Comparing two limsup's
No, this equality does not hold in general. What is true is that rhs is at most twice as large as lhs and this is sharp.
For the sake of brevity I will only show an example where lhs is $1$ and rhs is greater than $1.9$. Choose a very fast growing sequence $a_n \ge 1$. We will construct our function on each interval $I_n = [a_n, a_{n+1}]$ separately.
Let $f(x) = \frac{1}{100a_n}$ on $[a_n, 100a_n)$ and $f(x) = \frac{1}{x}$ on $[100a_n, a_{n+1})$ (on $[0, a_1]$ say $f(x) = 1$).
Obviously $\limsup xf(x) = 1$ ($f(x) \le \frac{1}{x}$ for $x > a_1$).
We have $$\frac{1}{f(a_n)}\int_{a_n}^\infty f(x)^2dx \ge 100a_n(99a_n\frac{1}{10000a_n^2} + \frac{1}{100a_n} - \frac{1}{a_{n+1}}) = 1.99 - \frac{100a_n}{a_{n+1}} \ge 1.9,$$
where in the first inequality we truncated integral at $a_{n+1}$ and the last inequality is true if $a_{n+1} \ge 10^9a_n$.

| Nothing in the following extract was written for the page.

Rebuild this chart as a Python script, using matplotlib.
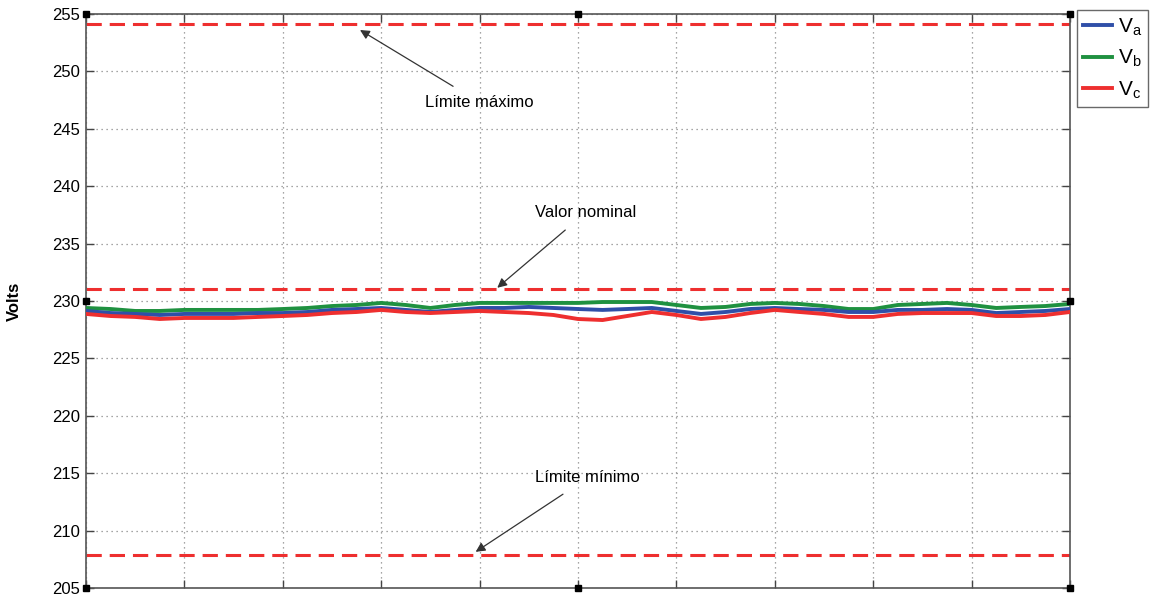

Therefore rhs is at least $1.9$. It is easy to make rhs to be equal to $2$ with the same method. Turns out this is sharp:
Again for brevity I will prove that if lhs is less than $1$ then rhs is at most $2$. For big enough $x$ we have $f(x) \le \frac{1}{x}$. Therefore
$$\frac{1}{f(x)}\int_x^\infty f(t)^2dt \le \frac{1}{f(x)}(\int_x^{\frac{1}{f(x)}}f(x)^2dt + \int_{\frac{1}{f(x)}}^\infty \frac{1}{t^2}dt) \le \frac{1}{f(x)}(f(x) + f(x)) = 2.$$
Assuming lots of stuff, just to get the ball rolling:
$$\frac{1}{f(x)}\int_{x}^{\infty}f^{2}(t)dt=\frac{1}{xf(x)}\frac{\int_{0}^{\frac{1}{x}}f^{2}(\frac{1}{t})\frac{1}{t^{2}}dt}{\frac{1}{x}}.$$
So we claim that
$$(xf(x))^{2}\sim \frac{\int_{0}^{\frac{1}{x}}f^{2}(\frac{1}{t})\frac{1}{t^{2}}dt}{\frac{1}{x}}.$$
If $f^{2}(1/t)/t^{2}$ was continuous, then
$$\frac{\int_{0}^{\frac{1}{x}}f^{2}(\frac{1}{t})\frac{1}{t^{2}}dt}{\frac{1}{x}}\sim f^{2}(x)x^{2}\frac{1/x}{1/x}=f^{2}(x)x^{2}.$$
So maybe getting a counterexample by making $f^{2}(1/t)/t^{2}$ not well-behaved eg. blowing up at $t=0$ i.e. $f(x)>\frac{1}{x}$.